Edwin Lewis, who runs the multicultural St Andrews Youth Project on the island, admits: "At the moment, the BNP don't have to do any work because the kids are doing it for them." He said the BNP had adopted more subtle electioneering tactics. "They have realised that the mob rule and shaven-headed approach didn't work," he said.
Yet, despite concerns over some isolated yet serious incidents, race relations on the Isle of Dogs are clearly improving. Curtis Francois, 35, a black council caretaker, recalled: "This area used to be a no-go area. It was sprayed on the walls `Isle of Dogs for whites only'. Things have definitely quietened down."
Marianna Norris, mixed race and 26, looks out at the union flags from the kitchen of her eighth-floor flat. Another flag hangs in the window next door. But as a race-harassment worker for Victim Support she has not seen an increase in racially motivated attacks.
"We have not had many incidents and things do seem to be getting better," she said. "I cannot see the BNP getting in because the ethnic community is starting to speak up and they will now go out and vote."
People who have moved on to the island more recently seemed to be unaware of its far-right connections. Michael Alford, 58, a ship's purser, asked: "BNP?... which is?" He said that he would be voting Labour.
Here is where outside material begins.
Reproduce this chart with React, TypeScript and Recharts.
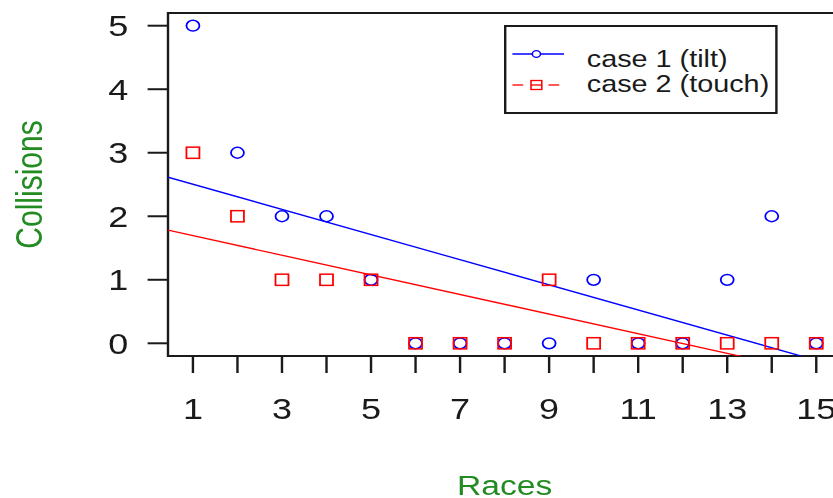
import React from 'react';
import { ComposedChart, XAxis, YAxis, Scatter, ReferenceLine, ReferenceArea, Legend } from 'recharts';

// ---- data ----
const races = [1, 2, 3, 4, 5, 6, 7, 8, 9, 10, 11, 12, 13, 14, 15];
const tiltCollisions = [5, 3, 2, 2, 1, 0, 0, 0, 0, 1, 0, 0, 1, 2, 0];
const touchCollisions = [3, 2, 1, 1, 1, 0, 0, 0, 1, 0, 0, 0, 0, 0, 0];
const xTicks = [1, 2, 3, 4, 5, 6, 7, 8, 9, 10, 11, 12, 13, 14, 15];
const yTicks = [0, 1, 2, 3, 4, 5];
const seriesNames = ['case 1 (tilt)', 'case 2 (touch)'];
const trendIntercepts = [2.702, 1.85];
const trendSlopes = [-0.198, -0.1545];

const X_DOMAIN: [number, number] = [0.44, 15.56];
const Y_DOMAIN: [number, number] = [-0.2, 5.2];
const BLUE = '#0000ff';
const RED = '#ff0000';
const GREEN = '#228B22';
const INK = '#1a1a1a';
const FONT = '"Liberation Sans", Arial, sans-serif';

const tiltData = races.map((x, i) => ({ x, y: tiltCollisions[i] }));
const touchData = races.map((x, i) => ({ x, y: touchCollisions[i] }));

const trendSegment = (k: number) => [
  { x: X_DOMAIN[0], y: trendIntercepts[k] + trendSlopes[k] * X_DOMAIN[0] },
  { x: X_DOMAIN[1], y: trendIntercepts[k] + trendSlopes[k] * X_DOMAIN[1] },
];

const CircleShape = (p: any) => (
  <circle cx={p.cx} cy={p.cy} r={5.4} fill="none" stroke={BLUE} strokeWidth={1.5} />
);
const SquareShape = (p: any) => (
  <rect x={p.cx - 5.4} y={p.cy - 5.6} width={10.8} height={11.2} fill="none" stroke={RED} strokeWidth={1.5} />
);

const XLabel = (props: any) => {
  const vb = props.viewBox;
  return (
    <text x={vb.x + vb.width / 2} y={vb.y + vb.height - 3} textAnchor="middle" fill={GREEN} fontSize={28} fontFamily={FONT}>
      Races
    </text>
  );
};

const YLabel = (props: any) => {
  const vb = props.viewBox;
  const cx = 35;
  const cy = vb.y + vb.height / 2;
  return (
    <text x={cx} y={cy} transform={`rotate(-90, ${cx}, ${cy})`} textAnchor="middle" fill={GREEN} fontSize={30} fontFamily={FONT}>
      Collisions
    </text>
  );
};

const LegendBox = () => (
  <svg width={228} height={89} style={{ display: 'block' }}>
    <rect x={1} y={1} width={226} height={87} fill="#fff" stroke={INK} strokeWidth={2} />
    <line x1={7} y1={29} x2={50} y2={29} stroke={BLUE} strokeWidth={1.3} />
    <circle cx={27} cy={29} r={3.4} fill="#fff" stroke={BLUE} strokeWidth={1.3} />
    <line x1={7} y1={60} x2={16} y2={60} stroke={RED} strokeWidth={1.3} />
    <line x1={37} y1={60} x2={46} y2={60} stroke={RED} strokeWidth={1.3} />
    <rect x={22.5} y={55.5} width={9} height={9} fill="#fff" stroke={RED} strokeWidth={1.3} />
    <line x1={22.5} y1={60} x2={31.5} y2={60} stroke={RED} strokeWidth={1.3} />
    <text x={69} y={42} fontSize={24} fontFamily={FONT} fill={INK}>{seriesNames[0]}</text>
    <text x={69} y={67} fontSize={24} fontFamily={FONT} fill={INK}>{seriesNames[1]}</text>
  </svg>
);

export default function App() {
  return (
    <div style={{ position: 'absolute', left: 0, top: 0, width: 833, height: 498, overflow: 'hidden', background: '#fff' }}>
      <div style={{ width: 705, height: 498, transform: 'scaleX(1.2)', transformOrigin: '0 0' }}>
        <ComposedChart
          width={705}
          height={498}
          margin={{ top: 13, right: 4, bottom: 0, left: 0 }}
          style={{ fontFamily: FONT }}
        >
          <XAxis
            type="number"
            dataKey="x"
            domain={X_DOMAIN}
            allowDataOverflow
            ticks={xTicks}
            interval={0}
            tickFormatter={(v: number) => (v % 2 === 1 ? String(v) : '')}
            height={142}
            axisLine={false}
            tickSize={17}
            tickMargin={25}
            tickLine={{ stroke: INK, strokeWidth: 2 }}
            tick={{ fill: INK, fontSize: 30, fontFamily: FONT }}
            label={XLabel}
          />
          <YAxis
            type="number"
            dataKey="y"
            domain={Y_DOMAIN}
            allowDataOverflow
            ticks={yTicks}
            interval={0}
            width={140}
            axisLine={false}
            tickSize={17}
            tickMargin={16}
            tickLine={{ stroke: INK, strokeWidth: 2 }}
            tick={{ fill: INK, fontSize: 30, fontFamily: FONT }}
            label={YLabel}
          />
          <Legend
            layout="horizontal"
            verticalAlign="middle"
            align="center"
            wrapperStyle={{ left: 420, top: 25, width: 228, height: 89 }}
            content={LegendBox}
          />
          <ReferenceArea
            x1={X_DOMAIN[0]}
            x2={X_DOMAIN[1]}
            y1={Y_DOMAIN[0]}
            y2={Y_DOMAIN[1]}
            fill="none"
            stroke={INK}
            strokeWidth={2}
            ifOverflow="visible"
          />
          <Scatter name={seriesNames[0]} data={tiltData} dataKey="y" shape={CircleShape} isAnimationActive={false} />
          <Scatter name={seriesNames[1]} data={touchData} dataKey="y" shape={SquareShape} isAnimationActive={false} />
          <ReferenceLine segment={trendSegment(0)} stroke={BLUE} strokeWidth={1.3} ifOverflow="hidden" />
          <ReferenceLine segment={trendSegment(1)} stroke={RED} strokeWidth={1.3} ifOverflow="hidden" />
        </ComposedChart>
      </div>
    </div>
  );
}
In 1994, the election of Mr Beackon was at least effective in putting a community that had felt forgotten into the limelight of national interest. But the shock card has been played and former BNP voters said they now felt the party could do little to improve their living conditions.
Jason Wright, 20, out walking his pit bull, should be prime BNP material. Having voted for the far-right party in the past he regards the ruling Labour council as "a load of crap". Yet, he said: "This election, I can't really be bothered. Nothing is going to change."
On the doorsteps, however, some Labour canvassers have been concerned that BNP supporters have been less coy about identifying themselves than in the past. Living in the shadow of the Canary Wharf tower, the people of the Isle of Dogs are made only too well aware of their economic disadvantage.
Tower Hamlets council argues that in six months it has helped to find jobs for 600 local people amid the waterside restaurants, financial institutions and designer clothing outlets of the booming complex. But many locals are unhappy with the new landscape. There are concerns that a proposed luxury apartment development on a lead-smelting site could cause environmental problems without providing homes or jobs for islanders. The extension of the Docklands Light Railway to Lewisham will temporarily close Millwall Park.
The Labour-run council is only too well aware that it must address such grievances and fully mobilise its vote next month if the Isle of Dogs is not again to become a symbol of racial division and the subject of national contempt. One of the sitting Labour councillors in Millwall, Martin Young, admitted: "People have a clear choice between us and the BNP."